The Alejandro Marconi AFID had been so meticulously backstopped it would have been a shame to put it to rest, but four months into my one-year extension—with lit
tle likelihood of yet another grace period—it seemed to me unlikely that Marconi would ever again see the light of day. But when I sent all the IDs and wallet stuffers back to Janus, I asked Val to hold onto them—just in case. An old friend, she humored me. She also put me in touch with an agent in San Antonio who was starting up a Group I targeting Mexican drug cartels. The UC would be a crooked high-stakes financier who, after gaining the confidence of the cartel bosses, would engage with them in a variety of illegal enterprises. The role called for someone with a touch of gray and credible Hispanic background. Sounded exiting. I asked for a week to give it some thought.

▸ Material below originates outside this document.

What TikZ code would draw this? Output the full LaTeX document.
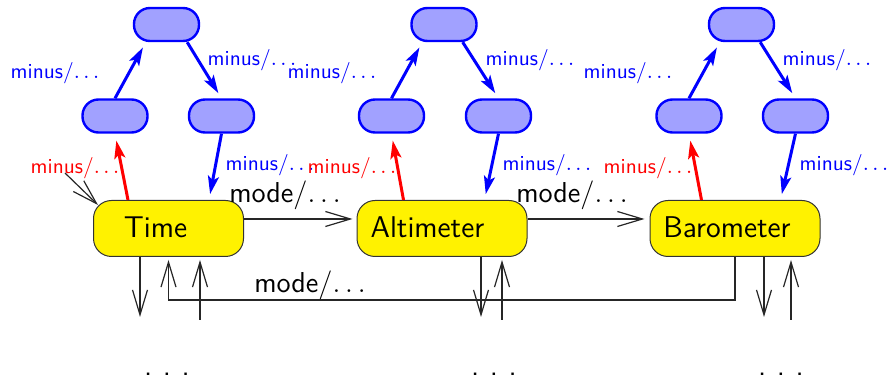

Paul Benoit, like myself a native of Paris, sat across from my cubicle at 26 Federal Plaza and overheard that phone call. He suggested I read a recent New Yorker piece on the cartels, which he happened to have in his satchel. He had come to know me fairly well over the past five years and had chosen a subtle approach—chosen wisely, and having the desired result. I read the long piece. The Mexican cartels of the 2010s were not those of the 1990s. Their appetite for killing competitors, witnesses, judges, prosecuters, lawmen—anyone who looked at them sideways—was unquenchable. As the reflective Marc Ruskin approached fifty-eight, maybe his accustomed response—“Well, somebody’s going to have to do it, can’t let an inexperienced UC take the risks”—was no longer appropriate. And it was not lost on me that once I retired, should the cartel cutthroats come looking for me, I’d be on my own, for all practical purposes. Do I have rocks in my head? Not anymore! I’m too old for this—for the cartels. I didn’t need a week to decide. Et bien, peut-être tu a raison, I told Paul the following day. I’m outta here.